The adversaries met again in Rome last May. The confrontation was brief: Nadal beat the Swede (6-1, 6-0), Soderling’s greatest defeat to date.
So does this victory feel a bit like revenge?
No, says Soderling, who is tired of answering the question and who instead wishes to savour what he called the “greatest moment” of his career.
Soderling played at the top of his game against Nadal, combining powerful serves and forehands which bettered the Spaniard's moves.
“He played a good match, and I did not play my best,” said Nadal.
Soderling — whose coach is Magnus Norman, the last Swede to reach the final of the French Open in 2000 — continues the quest for the Coupe des Mousquetaires.
Ivanovic: ‘I wanted to please myself’
Ana Ivanovic, the holder of the women’s title, also bowed out on Sunday.

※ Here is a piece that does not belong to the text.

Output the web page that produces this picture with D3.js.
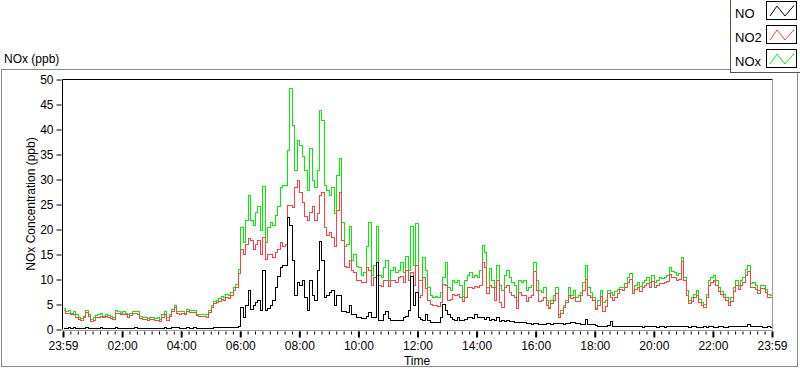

Ivanovic had not particularly shined in her previous matches.
A first round against Italian Sara Errani proved a challenge, and while she eventually dispatched her opponents in the second and third rounds, it was without the genius of the Ivanovic of 2008. Thus her fourth-round defeat in two sets (6-2, 6-3) at the hands of the promising Belarusian Victoria Azarenka (world number nine) was not particulary surprising.
The Serb said after her elimination that her goal was not to defend her title. "I did not really have a specific objective,” said Ivanovic, who first claimed the top WTA ranking by winning the French Open in 2008. “I wanted to please myself.”
After her 2008 victory, Ivanovic fell to eighth place and was not even among the favourites of this year’s French Open.